[Records with drawing code]
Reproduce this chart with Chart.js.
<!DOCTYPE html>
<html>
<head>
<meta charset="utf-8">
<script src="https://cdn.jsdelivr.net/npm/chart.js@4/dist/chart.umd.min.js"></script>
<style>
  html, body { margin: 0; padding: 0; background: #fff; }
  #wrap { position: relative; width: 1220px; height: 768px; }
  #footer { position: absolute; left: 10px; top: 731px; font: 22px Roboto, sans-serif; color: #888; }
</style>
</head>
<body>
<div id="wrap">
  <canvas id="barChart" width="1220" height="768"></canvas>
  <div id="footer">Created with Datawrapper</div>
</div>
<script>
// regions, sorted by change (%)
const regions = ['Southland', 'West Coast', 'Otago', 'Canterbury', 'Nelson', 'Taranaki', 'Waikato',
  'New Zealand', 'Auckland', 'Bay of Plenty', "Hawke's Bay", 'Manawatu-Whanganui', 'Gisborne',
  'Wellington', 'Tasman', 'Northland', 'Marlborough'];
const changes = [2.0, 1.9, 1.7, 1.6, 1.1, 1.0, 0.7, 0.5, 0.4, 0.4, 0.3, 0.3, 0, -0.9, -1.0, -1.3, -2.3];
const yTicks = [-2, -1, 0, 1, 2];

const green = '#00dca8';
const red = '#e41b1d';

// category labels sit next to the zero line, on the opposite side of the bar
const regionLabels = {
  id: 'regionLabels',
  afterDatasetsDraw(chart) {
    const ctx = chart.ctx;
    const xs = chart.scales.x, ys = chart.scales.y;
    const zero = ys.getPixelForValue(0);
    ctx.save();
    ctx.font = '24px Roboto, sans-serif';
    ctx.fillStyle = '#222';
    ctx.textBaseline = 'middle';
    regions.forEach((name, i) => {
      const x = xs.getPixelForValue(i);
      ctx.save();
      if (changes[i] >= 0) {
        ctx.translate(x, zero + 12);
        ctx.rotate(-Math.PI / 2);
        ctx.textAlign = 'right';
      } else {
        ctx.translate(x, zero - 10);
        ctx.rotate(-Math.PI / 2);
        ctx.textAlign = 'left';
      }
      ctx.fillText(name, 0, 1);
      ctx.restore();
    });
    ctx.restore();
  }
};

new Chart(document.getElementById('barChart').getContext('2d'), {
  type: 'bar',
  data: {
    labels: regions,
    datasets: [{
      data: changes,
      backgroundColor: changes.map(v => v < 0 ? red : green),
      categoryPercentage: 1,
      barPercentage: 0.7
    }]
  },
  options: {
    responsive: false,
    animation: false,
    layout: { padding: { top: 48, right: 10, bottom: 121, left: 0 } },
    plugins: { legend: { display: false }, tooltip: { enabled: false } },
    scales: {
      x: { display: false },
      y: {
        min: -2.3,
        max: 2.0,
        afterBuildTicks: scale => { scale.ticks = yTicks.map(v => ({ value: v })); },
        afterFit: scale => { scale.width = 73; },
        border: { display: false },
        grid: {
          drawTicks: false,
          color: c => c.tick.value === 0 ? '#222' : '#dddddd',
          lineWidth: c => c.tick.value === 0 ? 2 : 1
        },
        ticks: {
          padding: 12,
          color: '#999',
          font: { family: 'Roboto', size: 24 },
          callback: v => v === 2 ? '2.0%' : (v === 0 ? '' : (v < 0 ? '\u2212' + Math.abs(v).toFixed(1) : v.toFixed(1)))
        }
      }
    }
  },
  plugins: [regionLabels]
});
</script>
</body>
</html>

==

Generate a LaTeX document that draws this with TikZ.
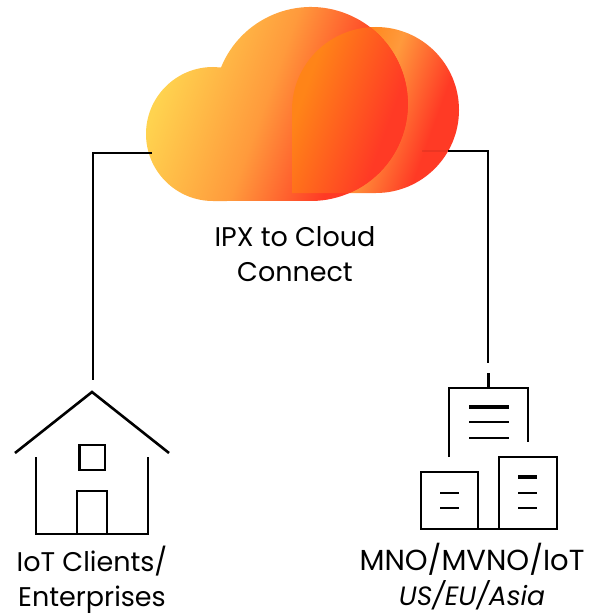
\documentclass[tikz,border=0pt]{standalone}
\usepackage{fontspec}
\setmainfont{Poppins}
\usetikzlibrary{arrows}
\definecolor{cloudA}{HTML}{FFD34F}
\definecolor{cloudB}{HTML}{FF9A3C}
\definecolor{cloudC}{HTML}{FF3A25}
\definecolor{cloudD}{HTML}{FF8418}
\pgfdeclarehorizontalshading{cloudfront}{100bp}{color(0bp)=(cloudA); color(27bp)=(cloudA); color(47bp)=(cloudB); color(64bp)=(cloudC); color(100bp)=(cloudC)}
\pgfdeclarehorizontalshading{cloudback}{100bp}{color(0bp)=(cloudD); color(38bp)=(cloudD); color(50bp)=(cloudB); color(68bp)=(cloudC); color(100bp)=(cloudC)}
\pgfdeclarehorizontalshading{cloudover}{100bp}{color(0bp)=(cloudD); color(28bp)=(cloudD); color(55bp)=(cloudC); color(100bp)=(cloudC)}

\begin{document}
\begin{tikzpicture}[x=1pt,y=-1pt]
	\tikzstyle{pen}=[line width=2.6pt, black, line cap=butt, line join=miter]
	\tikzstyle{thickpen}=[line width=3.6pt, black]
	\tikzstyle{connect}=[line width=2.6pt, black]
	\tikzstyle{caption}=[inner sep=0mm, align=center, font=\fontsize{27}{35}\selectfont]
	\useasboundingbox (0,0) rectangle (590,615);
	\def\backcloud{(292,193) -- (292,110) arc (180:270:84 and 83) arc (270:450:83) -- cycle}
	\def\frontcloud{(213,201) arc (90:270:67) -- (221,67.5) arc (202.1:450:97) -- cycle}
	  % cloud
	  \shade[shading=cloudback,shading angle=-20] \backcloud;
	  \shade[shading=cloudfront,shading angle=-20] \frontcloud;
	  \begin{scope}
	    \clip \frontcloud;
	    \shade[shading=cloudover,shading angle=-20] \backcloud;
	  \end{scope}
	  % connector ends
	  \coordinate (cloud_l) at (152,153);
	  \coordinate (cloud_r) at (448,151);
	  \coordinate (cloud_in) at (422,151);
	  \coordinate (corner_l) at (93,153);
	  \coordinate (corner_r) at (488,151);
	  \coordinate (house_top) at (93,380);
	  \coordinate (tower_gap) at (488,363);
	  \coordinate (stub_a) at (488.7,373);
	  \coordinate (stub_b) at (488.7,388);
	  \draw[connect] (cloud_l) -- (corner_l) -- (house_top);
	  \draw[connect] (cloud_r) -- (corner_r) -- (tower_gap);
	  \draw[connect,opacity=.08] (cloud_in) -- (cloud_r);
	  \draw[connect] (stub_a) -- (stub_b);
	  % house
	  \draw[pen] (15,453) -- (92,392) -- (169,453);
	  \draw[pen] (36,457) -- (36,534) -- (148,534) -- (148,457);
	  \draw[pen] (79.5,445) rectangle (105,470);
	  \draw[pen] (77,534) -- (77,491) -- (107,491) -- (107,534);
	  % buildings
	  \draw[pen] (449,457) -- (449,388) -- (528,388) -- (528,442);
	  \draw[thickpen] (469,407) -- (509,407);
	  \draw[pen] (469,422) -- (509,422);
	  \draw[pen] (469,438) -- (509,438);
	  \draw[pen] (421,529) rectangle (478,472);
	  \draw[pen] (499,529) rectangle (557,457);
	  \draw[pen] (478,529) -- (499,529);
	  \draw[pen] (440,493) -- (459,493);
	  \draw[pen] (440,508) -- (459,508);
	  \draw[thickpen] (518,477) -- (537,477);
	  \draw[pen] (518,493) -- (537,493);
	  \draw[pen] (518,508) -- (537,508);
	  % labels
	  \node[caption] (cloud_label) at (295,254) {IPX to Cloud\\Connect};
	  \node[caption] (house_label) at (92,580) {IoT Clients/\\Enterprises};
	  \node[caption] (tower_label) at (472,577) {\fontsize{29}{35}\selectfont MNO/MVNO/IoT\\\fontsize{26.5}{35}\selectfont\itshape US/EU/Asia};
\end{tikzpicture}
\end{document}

* * *

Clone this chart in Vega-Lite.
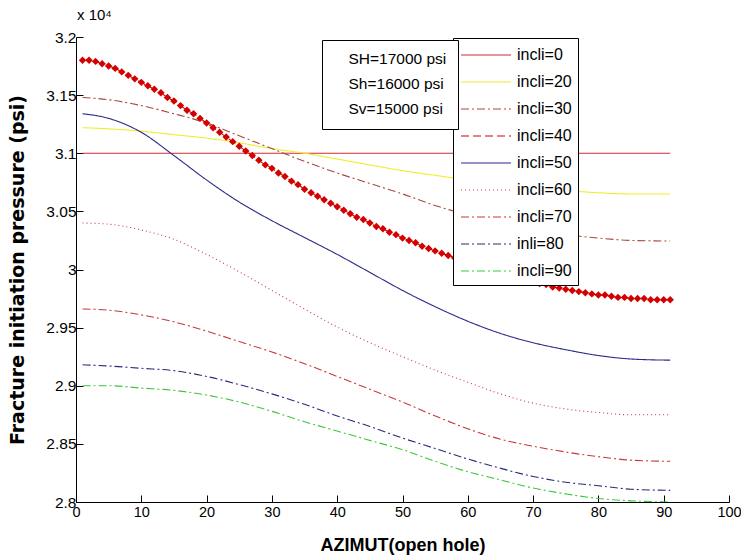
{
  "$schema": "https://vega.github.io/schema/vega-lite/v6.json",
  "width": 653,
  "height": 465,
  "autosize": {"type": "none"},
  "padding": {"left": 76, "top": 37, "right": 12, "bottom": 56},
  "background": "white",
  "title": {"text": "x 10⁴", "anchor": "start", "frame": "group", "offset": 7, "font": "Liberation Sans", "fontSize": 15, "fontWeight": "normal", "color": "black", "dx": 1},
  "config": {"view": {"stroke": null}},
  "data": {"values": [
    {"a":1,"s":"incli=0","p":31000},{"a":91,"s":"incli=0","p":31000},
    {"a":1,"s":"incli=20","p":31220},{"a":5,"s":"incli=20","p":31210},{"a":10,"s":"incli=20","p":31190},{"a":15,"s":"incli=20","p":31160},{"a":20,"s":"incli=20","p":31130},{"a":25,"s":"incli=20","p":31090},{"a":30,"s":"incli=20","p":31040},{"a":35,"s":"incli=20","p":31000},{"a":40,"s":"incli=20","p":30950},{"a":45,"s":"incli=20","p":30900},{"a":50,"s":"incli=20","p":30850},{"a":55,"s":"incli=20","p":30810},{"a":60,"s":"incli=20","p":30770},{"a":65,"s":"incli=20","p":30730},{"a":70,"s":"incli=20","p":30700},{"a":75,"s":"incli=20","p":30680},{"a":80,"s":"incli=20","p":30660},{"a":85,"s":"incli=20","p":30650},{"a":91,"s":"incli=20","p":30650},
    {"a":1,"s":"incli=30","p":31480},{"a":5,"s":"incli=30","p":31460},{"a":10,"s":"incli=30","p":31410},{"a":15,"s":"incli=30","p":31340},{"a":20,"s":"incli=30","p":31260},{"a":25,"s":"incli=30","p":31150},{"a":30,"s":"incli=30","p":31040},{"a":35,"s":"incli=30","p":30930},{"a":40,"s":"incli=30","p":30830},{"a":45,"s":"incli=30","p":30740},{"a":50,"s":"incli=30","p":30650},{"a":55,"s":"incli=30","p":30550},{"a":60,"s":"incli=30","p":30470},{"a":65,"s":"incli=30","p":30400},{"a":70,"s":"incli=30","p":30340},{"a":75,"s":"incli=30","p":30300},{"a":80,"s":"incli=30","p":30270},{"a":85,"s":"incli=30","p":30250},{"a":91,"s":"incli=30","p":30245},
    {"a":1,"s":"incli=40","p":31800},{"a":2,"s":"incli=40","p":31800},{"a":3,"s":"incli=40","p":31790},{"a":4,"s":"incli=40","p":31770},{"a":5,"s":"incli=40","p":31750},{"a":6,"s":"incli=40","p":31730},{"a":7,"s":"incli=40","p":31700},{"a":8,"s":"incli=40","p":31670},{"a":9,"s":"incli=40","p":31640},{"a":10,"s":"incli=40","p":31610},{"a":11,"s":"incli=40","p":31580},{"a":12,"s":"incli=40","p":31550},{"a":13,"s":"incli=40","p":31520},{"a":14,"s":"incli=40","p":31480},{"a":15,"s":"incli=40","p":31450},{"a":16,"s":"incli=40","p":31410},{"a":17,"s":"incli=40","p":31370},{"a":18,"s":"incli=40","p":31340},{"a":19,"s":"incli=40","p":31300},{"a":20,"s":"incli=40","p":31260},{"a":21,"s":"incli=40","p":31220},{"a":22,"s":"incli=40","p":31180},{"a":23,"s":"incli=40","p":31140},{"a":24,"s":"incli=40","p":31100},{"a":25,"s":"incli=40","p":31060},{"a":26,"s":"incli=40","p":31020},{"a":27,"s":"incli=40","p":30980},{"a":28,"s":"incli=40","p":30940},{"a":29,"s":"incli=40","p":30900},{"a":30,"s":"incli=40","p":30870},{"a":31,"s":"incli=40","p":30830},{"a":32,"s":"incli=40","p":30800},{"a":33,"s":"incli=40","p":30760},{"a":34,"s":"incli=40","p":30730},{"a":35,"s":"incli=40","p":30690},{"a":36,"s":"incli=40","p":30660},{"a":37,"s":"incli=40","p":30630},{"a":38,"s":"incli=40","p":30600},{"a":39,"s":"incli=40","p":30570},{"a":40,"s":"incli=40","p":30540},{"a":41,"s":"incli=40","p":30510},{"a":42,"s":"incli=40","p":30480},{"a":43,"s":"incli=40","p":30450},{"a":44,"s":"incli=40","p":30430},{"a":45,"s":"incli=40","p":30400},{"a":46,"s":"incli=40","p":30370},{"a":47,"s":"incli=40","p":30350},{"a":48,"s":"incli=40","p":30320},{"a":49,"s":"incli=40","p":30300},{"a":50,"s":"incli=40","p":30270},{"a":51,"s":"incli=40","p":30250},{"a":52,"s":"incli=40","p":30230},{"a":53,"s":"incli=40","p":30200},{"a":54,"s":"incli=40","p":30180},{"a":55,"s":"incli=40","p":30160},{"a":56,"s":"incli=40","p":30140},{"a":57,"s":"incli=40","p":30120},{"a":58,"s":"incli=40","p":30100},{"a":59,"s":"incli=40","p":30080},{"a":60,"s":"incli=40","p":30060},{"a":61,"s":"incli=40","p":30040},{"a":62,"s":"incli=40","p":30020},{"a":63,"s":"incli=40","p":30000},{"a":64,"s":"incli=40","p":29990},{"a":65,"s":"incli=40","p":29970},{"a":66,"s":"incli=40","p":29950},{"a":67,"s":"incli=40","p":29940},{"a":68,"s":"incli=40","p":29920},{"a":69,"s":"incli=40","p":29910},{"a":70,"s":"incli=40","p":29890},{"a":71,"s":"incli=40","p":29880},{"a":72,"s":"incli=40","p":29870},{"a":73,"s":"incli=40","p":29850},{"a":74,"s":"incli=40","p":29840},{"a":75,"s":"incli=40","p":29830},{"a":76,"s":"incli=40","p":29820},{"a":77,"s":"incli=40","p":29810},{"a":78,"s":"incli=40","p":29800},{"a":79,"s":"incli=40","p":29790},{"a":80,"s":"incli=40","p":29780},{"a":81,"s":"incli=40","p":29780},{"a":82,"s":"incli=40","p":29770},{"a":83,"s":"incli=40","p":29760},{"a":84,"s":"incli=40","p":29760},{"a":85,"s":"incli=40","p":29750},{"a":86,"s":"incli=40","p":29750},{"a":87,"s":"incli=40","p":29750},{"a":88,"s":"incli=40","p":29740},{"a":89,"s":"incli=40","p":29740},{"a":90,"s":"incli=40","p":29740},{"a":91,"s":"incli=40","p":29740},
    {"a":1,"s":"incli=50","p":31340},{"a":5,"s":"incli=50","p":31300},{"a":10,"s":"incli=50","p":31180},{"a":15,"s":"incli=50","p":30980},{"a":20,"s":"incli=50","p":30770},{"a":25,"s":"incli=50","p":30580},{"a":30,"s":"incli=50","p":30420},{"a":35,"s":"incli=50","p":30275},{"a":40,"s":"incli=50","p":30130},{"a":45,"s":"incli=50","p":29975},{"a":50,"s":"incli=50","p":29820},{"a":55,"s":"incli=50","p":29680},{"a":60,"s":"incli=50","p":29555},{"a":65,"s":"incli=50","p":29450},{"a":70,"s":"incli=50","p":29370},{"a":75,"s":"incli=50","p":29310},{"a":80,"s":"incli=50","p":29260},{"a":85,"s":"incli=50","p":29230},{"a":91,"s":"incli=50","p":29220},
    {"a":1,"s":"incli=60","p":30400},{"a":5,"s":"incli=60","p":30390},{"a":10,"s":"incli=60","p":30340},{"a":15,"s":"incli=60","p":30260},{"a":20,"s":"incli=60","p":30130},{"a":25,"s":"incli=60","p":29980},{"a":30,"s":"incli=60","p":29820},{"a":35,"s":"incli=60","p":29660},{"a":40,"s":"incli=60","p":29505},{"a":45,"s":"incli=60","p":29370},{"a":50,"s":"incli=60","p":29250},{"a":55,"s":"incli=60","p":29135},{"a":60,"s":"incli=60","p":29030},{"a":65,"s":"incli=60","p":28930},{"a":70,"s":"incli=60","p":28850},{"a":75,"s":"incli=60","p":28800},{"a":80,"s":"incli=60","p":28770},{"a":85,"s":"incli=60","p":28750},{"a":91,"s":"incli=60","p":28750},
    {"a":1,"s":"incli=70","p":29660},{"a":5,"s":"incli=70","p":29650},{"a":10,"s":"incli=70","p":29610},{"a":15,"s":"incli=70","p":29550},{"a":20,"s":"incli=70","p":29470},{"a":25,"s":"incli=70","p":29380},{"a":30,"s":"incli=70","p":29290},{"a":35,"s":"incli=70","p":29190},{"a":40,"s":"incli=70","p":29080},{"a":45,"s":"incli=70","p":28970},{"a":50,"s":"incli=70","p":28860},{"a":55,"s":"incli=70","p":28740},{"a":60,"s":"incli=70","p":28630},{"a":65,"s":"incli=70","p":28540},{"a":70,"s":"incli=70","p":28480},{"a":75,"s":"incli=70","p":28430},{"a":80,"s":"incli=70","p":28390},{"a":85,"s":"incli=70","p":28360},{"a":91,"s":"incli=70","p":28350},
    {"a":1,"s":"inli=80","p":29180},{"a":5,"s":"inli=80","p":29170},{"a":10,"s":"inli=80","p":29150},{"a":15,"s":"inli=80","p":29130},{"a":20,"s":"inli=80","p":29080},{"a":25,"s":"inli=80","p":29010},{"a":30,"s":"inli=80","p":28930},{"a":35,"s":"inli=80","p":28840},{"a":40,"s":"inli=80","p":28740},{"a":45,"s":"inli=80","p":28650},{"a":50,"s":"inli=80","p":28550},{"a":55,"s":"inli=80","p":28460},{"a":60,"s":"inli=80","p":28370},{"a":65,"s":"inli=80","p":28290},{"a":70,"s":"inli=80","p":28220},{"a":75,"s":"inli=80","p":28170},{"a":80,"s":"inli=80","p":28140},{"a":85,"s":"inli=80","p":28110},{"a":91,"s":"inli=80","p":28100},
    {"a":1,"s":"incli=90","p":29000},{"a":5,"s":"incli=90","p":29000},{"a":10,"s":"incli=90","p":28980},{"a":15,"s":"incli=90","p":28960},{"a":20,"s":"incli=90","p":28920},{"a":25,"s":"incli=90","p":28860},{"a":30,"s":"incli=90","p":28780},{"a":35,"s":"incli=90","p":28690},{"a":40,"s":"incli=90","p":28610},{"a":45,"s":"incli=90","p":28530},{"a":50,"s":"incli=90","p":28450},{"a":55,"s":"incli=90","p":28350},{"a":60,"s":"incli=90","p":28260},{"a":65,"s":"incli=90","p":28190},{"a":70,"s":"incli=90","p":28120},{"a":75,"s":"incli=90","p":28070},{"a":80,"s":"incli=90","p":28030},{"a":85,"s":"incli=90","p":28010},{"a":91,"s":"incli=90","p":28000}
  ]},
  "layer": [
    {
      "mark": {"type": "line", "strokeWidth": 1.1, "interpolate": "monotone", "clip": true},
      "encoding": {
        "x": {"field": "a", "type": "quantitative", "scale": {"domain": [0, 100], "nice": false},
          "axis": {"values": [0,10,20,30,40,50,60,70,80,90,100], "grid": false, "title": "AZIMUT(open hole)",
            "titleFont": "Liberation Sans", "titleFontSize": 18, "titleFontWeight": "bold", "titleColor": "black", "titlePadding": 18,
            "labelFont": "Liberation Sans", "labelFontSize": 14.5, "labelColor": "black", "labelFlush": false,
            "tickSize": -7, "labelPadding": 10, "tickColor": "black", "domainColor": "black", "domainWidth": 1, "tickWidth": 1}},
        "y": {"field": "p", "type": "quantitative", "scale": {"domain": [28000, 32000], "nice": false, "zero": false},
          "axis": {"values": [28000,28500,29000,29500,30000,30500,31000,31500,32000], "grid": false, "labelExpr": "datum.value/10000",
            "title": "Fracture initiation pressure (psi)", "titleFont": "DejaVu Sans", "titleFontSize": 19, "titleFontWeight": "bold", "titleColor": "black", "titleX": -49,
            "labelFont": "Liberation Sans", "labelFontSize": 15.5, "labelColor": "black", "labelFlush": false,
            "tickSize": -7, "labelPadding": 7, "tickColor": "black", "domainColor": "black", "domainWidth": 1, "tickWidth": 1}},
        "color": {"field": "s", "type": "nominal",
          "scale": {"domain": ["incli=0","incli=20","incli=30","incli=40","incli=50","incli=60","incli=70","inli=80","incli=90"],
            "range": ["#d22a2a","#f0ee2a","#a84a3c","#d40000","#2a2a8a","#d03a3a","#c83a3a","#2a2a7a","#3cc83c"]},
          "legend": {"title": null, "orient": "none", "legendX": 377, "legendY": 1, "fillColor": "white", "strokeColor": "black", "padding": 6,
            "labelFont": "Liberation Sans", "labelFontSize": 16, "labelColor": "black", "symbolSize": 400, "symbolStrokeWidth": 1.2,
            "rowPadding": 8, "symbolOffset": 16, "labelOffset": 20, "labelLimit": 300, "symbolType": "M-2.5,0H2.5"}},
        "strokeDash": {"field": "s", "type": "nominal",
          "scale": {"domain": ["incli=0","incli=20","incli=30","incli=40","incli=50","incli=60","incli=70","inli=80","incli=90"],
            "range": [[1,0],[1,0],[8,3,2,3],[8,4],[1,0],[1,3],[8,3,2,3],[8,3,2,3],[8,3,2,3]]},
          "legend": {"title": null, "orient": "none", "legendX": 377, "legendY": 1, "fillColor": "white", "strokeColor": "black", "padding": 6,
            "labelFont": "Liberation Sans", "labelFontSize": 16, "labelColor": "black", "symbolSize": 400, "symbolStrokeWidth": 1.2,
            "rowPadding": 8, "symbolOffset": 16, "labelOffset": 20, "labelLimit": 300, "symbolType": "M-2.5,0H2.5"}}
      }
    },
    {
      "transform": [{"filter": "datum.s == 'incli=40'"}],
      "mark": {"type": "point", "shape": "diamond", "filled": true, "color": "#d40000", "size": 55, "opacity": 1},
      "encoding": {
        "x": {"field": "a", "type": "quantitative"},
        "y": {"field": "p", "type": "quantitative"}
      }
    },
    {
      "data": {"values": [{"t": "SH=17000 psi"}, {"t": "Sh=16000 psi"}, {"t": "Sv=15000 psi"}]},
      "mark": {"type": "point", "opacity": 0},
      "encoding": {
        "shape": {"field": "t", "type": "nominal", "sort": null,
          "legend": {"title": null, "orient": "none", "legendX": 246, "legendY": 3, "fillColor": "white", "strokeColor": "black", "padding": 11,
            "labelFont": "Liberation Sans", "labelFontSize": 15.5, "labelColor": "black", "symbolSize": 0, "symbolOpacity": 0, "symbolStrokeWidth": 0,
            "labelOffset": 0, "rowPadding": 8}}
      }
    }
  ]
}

Directive:
Look back at the entries above and repeat, unchanged, every line from the line holding "Reproduce this chart with Chart.js." through the line holding "const yTicks = [-2, -1, 0, 1, 2];".

Answer to the problem:
Reproduce this chart with Chart.js.
<!DOCTYPE html>
<html>
<head>
<meta charset="utf-8">
<script src="https://cdn.jsdelivr.net/npm/chart.js@4/dist/chart.umd.min.js"></script>
<style>
  html, body { margin: 0; padding: 0; background: #fff; }
  #wrap { position: relative; width: 1220px; height: 768px; }
  #footer { position: absolute; left: 10px; top: 731px; font: 22px Roboto, sans-serif; color: #888; }
</style>
</head>
<body>
<div id="wrap">
  <canvas id="barChart" width="1220" height="768"></canvas>
  <div id="footer">Created with Datawrapper</div>
</div>
<script>
// regions, sorted by change (%)
const regions = ['Southland', 'West Coast', 'Otago', 'Canterbury', 'Nelson', 'Taranaki', 'Waikato',
  'New Zealand', 'Auckland', 'Bay of Plenty', "Hawke's Bay", 'Manawatu-Whanganui', 'Gisborne',
  'Wellington', 'Tasman', 'Northland', 'Marlborough'];
const changes = [2.0, 1.9, 1.7, 1.6, 1.1, 1.0, 0.7, 0.5, 0.4, 0.4, 0.3, 0.3, 0, -0.9, -1.0, -1.3, -2.3];
const yTicks = [-2, -1, 0, 1, 2];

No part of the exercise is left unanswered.